Requirements: Reproduce the listing below exactly, beginning with its first line and ending with the line that holds "fig = go.Figure()"; pictures are not part of the copy.

Source excerpt:
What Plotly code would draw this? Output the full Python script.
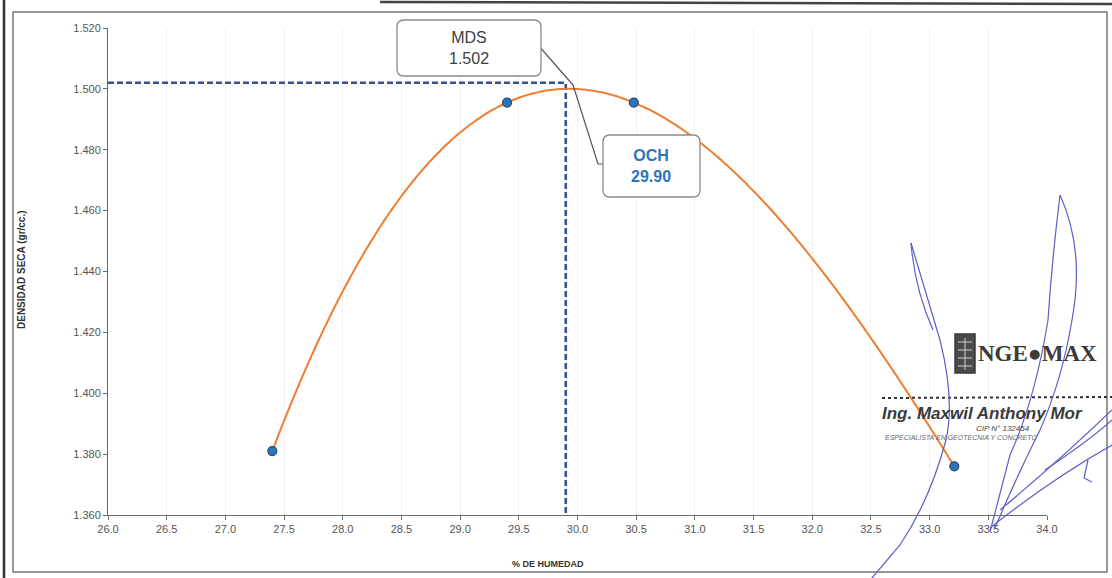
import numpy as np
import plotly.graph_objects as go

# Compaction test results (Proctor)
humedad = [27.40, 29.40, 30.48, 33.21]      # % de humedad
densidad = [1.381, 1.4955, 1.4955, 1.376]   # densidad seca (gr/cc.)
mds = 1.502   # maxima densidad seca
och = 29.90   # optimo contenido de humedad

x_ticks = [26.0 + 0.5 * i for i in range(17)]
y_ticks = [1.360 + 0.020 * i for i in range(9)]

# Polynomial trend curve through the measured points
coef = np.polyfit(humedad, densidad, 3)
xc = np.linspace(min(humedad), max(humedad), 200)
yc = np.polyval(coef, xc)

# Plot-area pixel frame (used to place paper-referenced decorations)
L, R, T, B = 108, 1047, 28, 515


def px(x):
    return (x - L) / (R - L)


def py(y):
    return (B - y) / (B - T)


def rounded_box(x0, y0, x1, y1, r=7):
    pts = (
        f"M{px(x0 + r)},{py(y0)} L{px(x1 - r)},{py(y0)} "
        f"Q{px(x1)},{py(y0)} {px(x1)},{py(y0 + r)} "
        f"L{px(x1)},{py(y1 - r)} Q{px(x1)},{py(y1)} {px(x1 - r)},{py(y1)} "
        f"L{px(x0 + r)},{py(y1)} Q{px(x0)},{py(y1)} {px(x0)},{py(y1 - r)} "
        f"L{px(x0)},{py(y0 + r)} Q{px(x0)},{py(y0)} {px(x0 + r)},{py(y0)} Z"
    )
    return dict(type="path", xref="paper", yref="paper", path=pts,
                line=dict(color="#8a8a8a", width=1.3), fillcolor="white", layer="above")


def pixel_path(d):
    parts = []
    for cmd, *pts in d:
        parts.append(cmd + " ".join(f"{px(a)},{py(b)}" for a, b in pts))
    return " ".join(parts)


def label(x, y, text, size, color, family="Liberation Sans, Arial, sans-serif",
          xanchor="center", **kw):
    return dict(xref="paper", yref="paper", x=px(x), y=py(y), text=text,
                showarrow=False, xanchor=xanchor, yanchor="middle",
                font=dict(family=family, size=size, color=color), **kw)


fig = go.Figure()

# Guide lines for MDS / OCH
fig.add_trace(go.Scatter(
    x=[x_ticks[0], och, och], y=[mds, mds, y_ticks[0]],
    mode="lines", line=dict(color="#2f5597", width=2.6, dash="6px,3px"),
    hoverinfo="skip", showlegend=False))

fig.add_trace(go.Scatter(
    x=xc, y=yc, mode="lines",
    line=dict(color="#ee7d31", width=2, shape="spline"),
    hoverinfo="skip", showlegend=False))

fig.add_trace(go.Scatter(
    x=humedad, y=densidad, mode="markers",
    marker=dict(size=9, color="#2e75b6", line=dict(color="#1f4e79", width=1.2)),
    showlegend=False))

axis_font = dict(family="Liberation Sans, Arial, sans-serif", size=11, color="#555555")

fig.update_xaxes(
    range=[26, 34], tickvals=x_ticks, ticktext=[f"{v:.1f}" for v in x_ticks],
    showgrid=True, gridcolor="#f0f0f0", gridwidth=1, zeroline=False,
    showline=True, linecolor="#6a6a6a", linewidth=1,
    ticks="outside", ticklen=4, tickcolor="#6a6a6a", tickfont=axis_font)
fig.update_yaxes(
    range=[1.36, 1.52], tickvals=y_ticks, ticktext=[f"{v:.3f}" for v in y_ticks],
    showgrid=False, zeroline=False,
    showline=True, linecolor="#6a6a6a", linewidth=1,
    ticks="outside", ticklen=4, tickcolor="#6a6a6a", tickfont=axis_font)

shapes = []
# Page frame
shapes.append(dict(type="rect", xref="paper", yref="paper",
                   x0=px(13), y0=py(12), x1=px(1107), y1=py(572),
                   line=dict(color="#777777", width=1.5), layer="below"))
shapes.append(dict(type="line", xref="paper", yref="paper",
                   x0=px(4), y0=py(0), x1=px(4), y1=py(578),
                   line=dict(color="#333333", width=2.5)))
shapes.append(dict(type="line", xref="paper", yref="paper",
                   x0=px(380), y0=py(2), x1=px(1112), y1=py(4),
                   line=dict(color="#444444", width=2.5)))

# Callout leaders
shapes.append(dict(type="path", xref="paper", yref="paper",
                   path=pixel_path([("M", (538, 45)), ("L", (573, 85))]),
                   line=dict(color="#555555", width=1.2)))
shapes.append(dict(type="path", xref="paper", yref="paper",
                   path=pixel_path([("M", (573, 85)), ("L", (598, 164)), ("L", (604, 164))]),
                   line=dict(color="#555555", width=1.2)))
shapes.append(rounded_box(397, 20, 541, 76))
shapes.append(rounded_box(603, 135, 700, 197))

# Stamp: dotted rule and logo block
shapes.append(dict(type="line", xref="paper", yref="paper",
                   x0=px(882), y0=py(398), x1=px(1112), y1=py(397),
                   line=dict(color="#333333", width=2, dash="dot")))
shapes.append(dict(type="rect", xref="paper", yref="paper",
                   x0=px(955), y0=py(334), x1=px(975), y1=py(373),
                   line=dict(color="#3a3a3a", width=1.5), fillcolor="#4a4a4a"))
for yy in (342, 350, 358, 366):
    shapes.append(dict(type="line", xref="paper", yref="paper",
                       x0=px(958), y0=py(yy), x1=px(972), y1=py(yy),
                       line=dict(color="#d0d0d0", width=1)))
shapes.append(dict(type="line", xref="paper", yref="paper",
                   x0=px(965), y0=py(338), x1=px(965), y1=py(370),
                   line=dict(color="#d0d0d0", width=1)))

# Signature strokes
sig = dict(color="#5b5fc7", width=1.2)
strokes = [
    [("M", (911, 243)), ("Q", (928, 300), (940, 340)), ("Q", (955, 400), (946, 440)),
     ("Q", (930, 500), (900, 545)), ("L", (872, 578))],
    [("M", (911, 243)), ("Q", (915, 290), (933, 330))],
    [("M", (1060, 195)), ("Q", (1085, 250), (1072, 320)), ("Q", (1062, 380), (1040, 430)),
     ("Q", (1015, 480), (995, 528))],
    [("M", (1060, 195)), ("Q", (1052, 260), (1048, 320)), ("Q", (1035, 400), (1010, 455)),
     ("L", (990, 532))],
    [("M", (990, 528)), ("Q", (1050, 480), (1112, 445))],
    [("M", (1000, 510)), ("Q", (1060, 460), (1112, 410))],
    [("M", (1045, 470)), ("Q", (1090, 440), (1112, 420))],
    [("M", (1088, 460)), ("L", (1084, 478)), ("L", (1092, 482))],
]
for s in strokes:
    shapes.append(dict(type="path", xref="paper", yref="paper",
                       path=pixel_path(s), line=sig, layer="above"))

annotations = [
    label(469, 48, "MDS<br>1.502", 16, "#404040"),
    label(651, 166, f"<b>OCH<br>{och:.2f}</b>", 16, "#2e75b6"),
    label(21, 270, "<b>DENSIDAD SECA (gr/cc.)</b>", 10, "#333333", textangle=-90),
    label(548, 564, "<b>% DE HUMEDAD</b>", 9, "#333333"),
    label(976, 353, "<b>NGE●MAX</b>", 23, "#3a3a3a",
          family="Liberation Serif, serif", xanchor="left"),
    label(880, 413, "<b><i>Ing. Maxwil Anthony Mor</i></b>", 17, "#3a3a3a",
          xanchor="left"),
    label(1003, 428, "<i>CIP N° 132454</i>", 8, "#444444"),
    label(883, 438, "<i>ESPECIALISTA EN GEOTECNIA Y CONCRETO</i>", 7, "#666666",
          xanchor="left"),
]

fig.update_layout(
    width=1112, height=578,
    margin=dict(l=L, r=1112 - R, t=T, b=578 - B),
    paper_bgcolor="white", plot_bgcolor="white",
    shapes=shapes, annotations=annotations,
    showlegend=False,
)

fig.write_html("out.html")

Task output:
What Plotly code would draw this? Output the full Python script.
import numpy as np
import plotly.graph_objects as go

# Compaction test results (Proctor)
humedad = [27.40, 29.40, 30.48, 33.21]      # % de humedad
densidad = [1.381, 1.4955, 1.4955, 1.376]   # densidad seca (gr/cc.)
mds = 1.502   # maxima densidad seca
och = 29.90   # optimo contenido de humedad

x_ticks = [26.0 + 0.5 * i for i in range(17)]
y_ticks = [1.360 + 0.020 * i for i in range(9)]

# Polynomial trend curve through the measured points
coef = np.polyfit(humedad, densidad, 3)
xc = np.linspace(min(humedad), max(humedad), 200)
yc = np.polyval(coef, xc)

# Plot-area pixel frame (used to place paper-referenced decorations)
L, R, T, B = 108, 1047, 28, 515


def px(x):
    return (x - L) / (R - L)


def py(y):
    return (B - y) / (B - T)


def rounded_box(x0, y0, x1, y1, r=7):
    pts = (
        f"M{px(x0 + r)},{py(y0)} L{px(x1 - r)},{py(y0)} "
        f"Q{px(x1)},{py(y0)} {px(x1)},{py(y0 + r)} "
        f"L{px(x1)},{py(y1 - r)} Q{px(x1)},{py(y1)} {px(x1 - r)},{py(y1)} "
        f"L{px(x0 + r)},{py(y1)} Q{px(x0)},{py(y1)} {px(x0)},{py(y1 - r)} "
        f"L{px(x0)},{py(y0 + r)} Q{px(x0)},{py(y0)} {px(x0 + r)},{py(y0)} Z"
    )
    return dict(type="path", xref="paper", yref="paper", path=pts,
                line=dict(color="#8a8a8a", width=1.3), fillcolor="white", layer="above")


def pixel_path(d):
    parts = []
    for cmd, *pts in d:
        parts.append(cmd + " ".join(f"{px(a)},{py(b)}" for a, b in pts))
    return " ".join(parts)


def label(x, y, text, size, color, family="Liberation Sans, Arial, sans-serif",
          xanchor="center", **kw):
    return dict(xref="paper", yref="paper", x=px(x), y=py(y), text=text,
                showarrow=False, xanchor=xanchor, yanchor="middle",
                font=dict(family=family, size=size, color=color), **kw)


fig = go.Figure()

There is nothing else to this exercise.